A couple of arbitrary decisions had to be made. I will spell it out in the PR description. My general approach was, if something does not translate from our metadata to the ddi format 1:1, just drop it and move on. We don't assume that it's a goal, to preserve all of our metadata when exporting DC, it's obvious that only a subset of our block fields can be exported in that format. But it's not a possibility with the ddi either, now that we have multiple blocks and the application is no longer centered around quantitative social science. So, no need to sweat a lost individual field here and there.

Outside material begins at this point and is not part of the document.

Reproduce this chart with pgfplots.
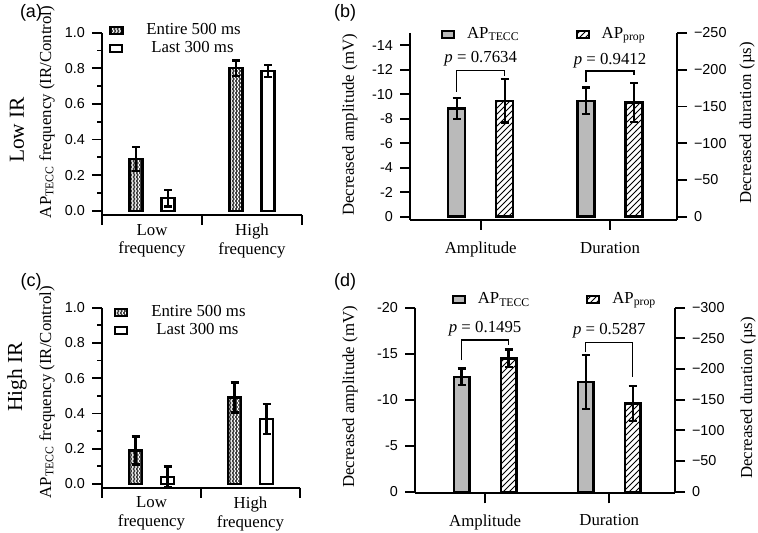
\documentclass[border=0pt]{standalone}
\usepackage{fontspec}
\setmainfont{Liberation Serif}
\setsansfont{Liberation Sans}
\usepackage{pgfplots}
\pgfplotsset{compat=1.18}
\usetikzlibrary{patterns}

% dark bars with white wavy lines
\pgfdeclarepatternformonly{zigzag}{\pgfqpoint{-0.5pt}{-0.5pt}}{\pgfqpoint{2.1pt}{2.5pt}}{\pgfqpoint{1.6pt}{2pt}}{%
  \pgfsetlinewidth{0.45pt}%
  \pgfpathmoveto{\pgfqpoint{0.2pt}{0pt}}%
  \pgfpathlineto{\pgfqpoint{1.0pt}{1pt}}%
  \pgfpathlineto{\pgfqpoint{0.2pt}{2pt}}%
  \pgfusepath{stroke}}

\newcommand\lab{\fontsize{8.4}{9.4}\selectfont}
\newcommand\tck{\sffamily\fontsize{7.2}{8}\selectfont}

\pgfplotsset{
  panel/.style={scale only axis, anchor=south west, clip=false,
    axis line style={line width=0.9pt},
    tick style={line width=0.9pt, black},
    tick align=outside, major tick length=5pt, minor tick length=2.5pt,
    tick label style={font=\tck}, label style={font=\lab},
    legend style={draw=none, fill=none, font=\lab, inner sep=0pt,
      nodes={inner sep=1pt}, /tikz/every odd column/.append style={column sep=5pt}},
    legend cell align=left,
    error bars/y dir=both, error bars/y explicit,
    error bars/error bar style={line width=1.2pt, black},
    error bars/error mark options={rotate=90, line width=1.2pt, mark size=2pt, black}},
  bx/.style={legend image code/.code={\draw[##1, line width=1pt] (0pt,-1.75pt) rectangle (6pt,1.75pt);}},
  zz/.style={draw=black, line width=1.2pt, preaction={fill=black!78}, pattern=zigzag, pattern color=white, bx},
  wt/.style={draw=black, line width=1.2pt, fill=white, bx},
  gr/.style={draw=black, line width=1.2pt, fill=black!27, bx},
  ht/.style={draw=black, line width=1.2pt, pattern=north east lines, bx},
}

\begin{document}
\begin{tikzpicture}
\path[use as bounding box] (0,0) rectangle (379pt,266.5pt);

% ---------- (a) Low IR ----------
\begin{axis}[panel, at={(51pt,159pt)}, width=100pt, height=91.15pt,
    ybar=9.5pt, bar width=6.5pt,
    xmin=-0.5, xmax=1.5, ymin=-0.024, ymax=1,
    axis x line*=bottom, axis y line*=left,
    ytick={0,0.2,0.4,0.6,0.8,1}, yticklabels={0.0,0.2,0.4,0.6,0.8,1.0},
    minor ytick={0.1,0.3,0.5,0.7,0.9},
    xtick={0,1}, xticklabels={Low\\frequency,High\\frequency},
    xtick style={draw=none},
    x tick label style={font=\lab, align=center, yshift=4pt},
    ylabel={AP\textsubscript{TECC} frequency (IR/Control)},
    ylabel style={at={(axis description cs:-0.275,0.565)}, anchor=center},
    legend style={at={(axis description cs:0.035,1.063)}, anchor=north west}]
  \addplot[zz] coordinates {(0,0.29) +- (0,0.067) (1,0.80) +- (0,0.043)};
  \addplot[wt] coordinates {(0,0.07) +- (0,0.046) (1,0.785) +- (0,0.033)};
  \legend{\hspace*{5.5pt}Entire 500 ms, \hspace*{8pt}Last 300 ms}
  \draw[line width=0.9pt] (axis cs:-0.5,-0.024) -- ++(0pt,-5pt);
  \draw[line width=0.9pt] (axis cs:0.5,-0.024) -- ++(0pt,-5pt);
  \draw[line width=0.9pt] (axis cs:1.5,-0.024) -- ++(0pt,-5pt);
\end{axis}

% ---------- (c) High IR ----------
\begin{axis}[panel, at={(51pt,22.65pt)}, width=99pt, height=90pt,
    ybar=9.5pt, bar width=6.5pt,
    xmin=-0.5, xmax=1.5, ymin=-0.021, ymax=1,
    axis x line*=bottom, axis y line*=left,
    ytick={0,0.2,0.4,0.6,0.8,1}, yticklabels={0.0,0.2,0.4,0.6,0.8,1.0},
    minor ytick={0.1,0.3,0.5,0.7,0.9},
    xtick={0,1}, xticklabels={Low\\frequency,High\\frequency},
    xtick style={draw=none},
    x tick label style={font=\lab, align=center, yshift=4pt},
    ylabel={AP\textsubscript{TECC} frequency (IR/Control)},
    ylabel style={at={(axis description cs:-0.278,0.53)}, anchor=center},
    legend style={at={(axis description cs:0.06,1.025)}, anchor=north west}]
  \addplot[zz] coordinates {(0,0.19) +- (0,0.08) (1,0.49) +- (0,0.085)};
  \addplot[wt] coordinates {(0,0.04) +- (0,0.06) (1,0.37) +- (0,0.085)};
  \legend{\hspace*{5.5pt}Entire 500 ms, \hspace*{8pt}Last 300 ms}
  \draw[line width=0.9pt] (axis cs:-0.5,-0.021) -- ++(0pt,-5pt);
  \draw[line width=0.9pt] (axis cs:0.5,-0.021) -- ++(0pt,-5pt);
  \draw[line width=0.9pt] (axis cs:1.5,-0.021) -- ++(0pt,-5pt);
\end{axis}

% ---------- (b) amplitude (left axis) ----------
\begin{axis}[panel, at={(205pt,156.5pt)}, width=133.5pt, height=93.5pt,
    ybar=15.5pt, bar width=8.5pt,
    y dir=reverse, xmin=-0.547, xmax=1.518, ymin=-15, ymax=0.27,
    axis x line*=bottom, axis y line*=left,
    ytick={-14,-12,-10,-8,-6,-4,-2,0}, yticklabels={-14,-12,-10,-8,-6,-4,-2,0},
    xtick={0,1}, xticklabels={Amplitude,Duration},
    x tick label style={font=\lab, yshift=-2.5pt},
    ylabel={Decreased amplitude (mV)},
    ylabel style={at={(axis description cs:-0.225,0.508)}, anchor=center},
    legend columns=2,
    legend style={at={(axis description cs:0.115,1.042)}, anchor=north west,
      /tikz/every even column/.append style={column sep=27pt}}]
  \addplot[gr] coordinates {(0,-8.83) +- (0,0.85)};
  \addplot[ht] coordinates {(0,-9.46) +- (0,1.77)};
  \legend{AP\textsubscript{TECC}, AP\textsubscript{prop}}
  \draw[line width=0.7pt] ([xshift=-12pt]axis cs:0,-10.2) -- ([xshift=-12pt]axis cs:0,-11.96)
    -- ([xshift=12pt]axis cs:0,-11.96) -- ([xshift=12pt]axis cs:0,-11.5);
  \node[font=\lab, anchor=base] at (axis cs:0,-12.6) {\textit{p} = 0.7634};
\end{axis}

% ---------- (b) duration (right axis) ----------
\begin{axis}[panel, at={(205pt,156.5pt)}, width=133.5pt, height=93.5pt,
    ybar=15.5pt, bar width=8.5pt,
    y dir=reverse, xmin=-0.547, xmax=1.518, ymin=-250, ymax=4.5,
    axis x line=none, axis y line*=right,
    ytick={-250,-200,-150,-100,-50,0}, yticklabels={−250,−200,−150,−100,−50,0},
    ylabel={Decreased duration (µs)},
    ylabel style={at={(axis description cs:1.262,0.519)}, anchor=center}]
  \addplot[gr] coordinates {(1,-157.6) +- (0,18)};
  \addplot[ht] coordinates {(1,-155.3) +- (0,26.5)};
  \draw[line width=0.7pt] ([xshift=-12pt]axis cs:1,-183) -- ([xshift=-12pt]axis cs:1,-198)
    -- ([xshift=12pt]axis cs:1,-198) -- ([xshift=12pt]axis cs:1,-192.5);
  \node[font=\lab, anchor=base] at (axis cs:1,-207.6) {\textit{p} = 0.9412};
\end{axis}

% ---------- (d) amplitude (left axis) ----------
\begin{axis}[panel, at={(207.5pt,19.85pt)}, width=130pt, height=92.8pt,
    ybar=15.7pt, bar width=7.8pt,
    y dir=reverse, xmin=-0.565, xmax=1.53, ymin=-20, ymax=0.17,
    axis x line*=bottom, axis y line*=left,
    ytick={-20,-15,-10,-5,0}, yticklabels={-20,-15,-10,-5,0},
    xtick={0,1}, xticklabels={Amplitude,Duration},
    x tick label style={font=\lab, yshift=-2pt},
    ylabel={Decreased amplitude (mV)},
    ylabel style={at={(axis description cs:-0.25,0.519)}, anchor=center},
    legend columns=2,
    legend style={at={(axis description cs:0.14,1.094)}, anchor=north west,
      /tikz/every even column/.append style={column sep=27pt}}]
  \addplot[gr] coordinates {(0,-12.5) +- (0,0.9)};
  \addplot[ht] coordinates {(0,-14.49) +- (0,0.95)};
  \legend{AP\textsubscript{TECC}, AP\textsubscript{prop}}
  \draw[line width=0.7pt] ([xshift=-11.75pt]axis cs:0,-14.3) -- ([xshift=-11.75pt]axis cs:0,-16.5)
    -- ([xshift=11.75pt]axis cs:0,-16.5) -- ([xshift=11.75pt]axis cs:0,-15.9);
  \node[font=\lab, anchor=base] at (axis cs:0,-17.3) {\textit{p} = 0.1495};
\end{axis}

% ---------- (d) duration (right axis) ----------
\begin{axis}[panel, at={(207.5pt,19.85pt)}, width=130pt, height=92.8pt,
    ybar=15.7pt, bar width=7.8pt,
    y dir=reverse, xmin=-0.565, xmax=1.53, ymin=-300, ymax=2.6,
    axis x line=none, axis y line*=right,
    ytick={-300,-250,-200,-150,-100,-50,0}, yticklabels={−300,−250,−200,−150,−100,−50,0},
    ylabel={Decreased duration (µs)},
    ylabel style={at={(axis description cs:1.281,0.514)}, anchor=center}]
  \addplot[gr] coordinates {(1,-179.3) +- (0,44)};
  \addplot[ht] coordinates {(1,-144) +- (0,28.5)};
  \draw[line width=0.7pt] ([xshift=-11.75pt]axis cs:1,-228) -- ([xshift=-11.75pt]axis cs:1,-243)
    -- ([xshift=11.75pt]axis cs:1,-243) -- ([xshift=11.75pt]axis cs:1,-187.5);
  \node[font=\lab, anchor=base] at (axis cs:1,-257) {\textit{p} = 0.5287};
\end{axis}

% row titles and panel letters
\node[rotate=90, font=\fontsize{10.7}{12}\selectfont] at (8.5pt,201.5pt) {Low IR};
\node[rotate=90, font=\fontsize{10.7}{12}\selectfont] at (8.5pt,78pt) {High IR};
\node[font=\sffamily\fontsize{9}{10}\selectfont] at (15.5pt,260pt) {(a)};
\node[font=\sffamily\fontsize{9}{10}\selectfont] at (172.5pt,260pt) {(b)};
\node[font=\sffamily\fontsize{9}{10}\selectfont] at (15.5pt,125.5pt) {(c)};
\node[font=\sffamily\fontsize{9}{10}\selectfont] at (172.5pt,125.5pt) {(d)};
\end{tikzpicture}
\end{document}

kaczmirek commented 1 year ago

To check compatibility I use the following two validators:

  1. BASE http://oval.base-search.net/ (this shows the new error "No incremental harvesting" in 12.1. I suggest adding this validator to the validation pipeline)
  2. CESSDA https://cmv.cessda.eu/#!validation with settings validation Gate= BASIC and Profile = CESSDA DATA CATALOGUE (CDC) DDI2.5 PROFILE - MONOLINGUAL: 1.0.4 This gives both schema violations and constraint violations (the latter are probably not relevant for Dataverse because the constraints of the profile can differ from what the Dataverse project wants to see. Although it would be good the add the attributes and tags that are recommended in the Gate = STANDARD) It is important to pass these two validators because this can result in being included and findable in a lot of aggregators like OpenAire, ELIXIR, B2FIND (https://b2find.eudat.eu/) which are all important players in Europe and with respect to the European Open Science Cloud (EOSC), etc. Currently, we have local fixes at several Dataverse installations to pass the validators (I only looked at the ones participating in CESSDA in Europe).
landreev commented 1 year ago

@kaczmirek CESSDA (https://cmv.cessda.eu/#!validation) is my favorite validator tool as well. I made a pull request the other week (#9484, linked to this issue) that fixes the numerous schema violations in our DDI export. I recommend the CESSDA validator under "how to test" there, with the same profile you mentioned ("CESSDA DATA CATALOGUE (CDC) DDI2.5 PROFILE - MONOLINGUAL: 1.0.4").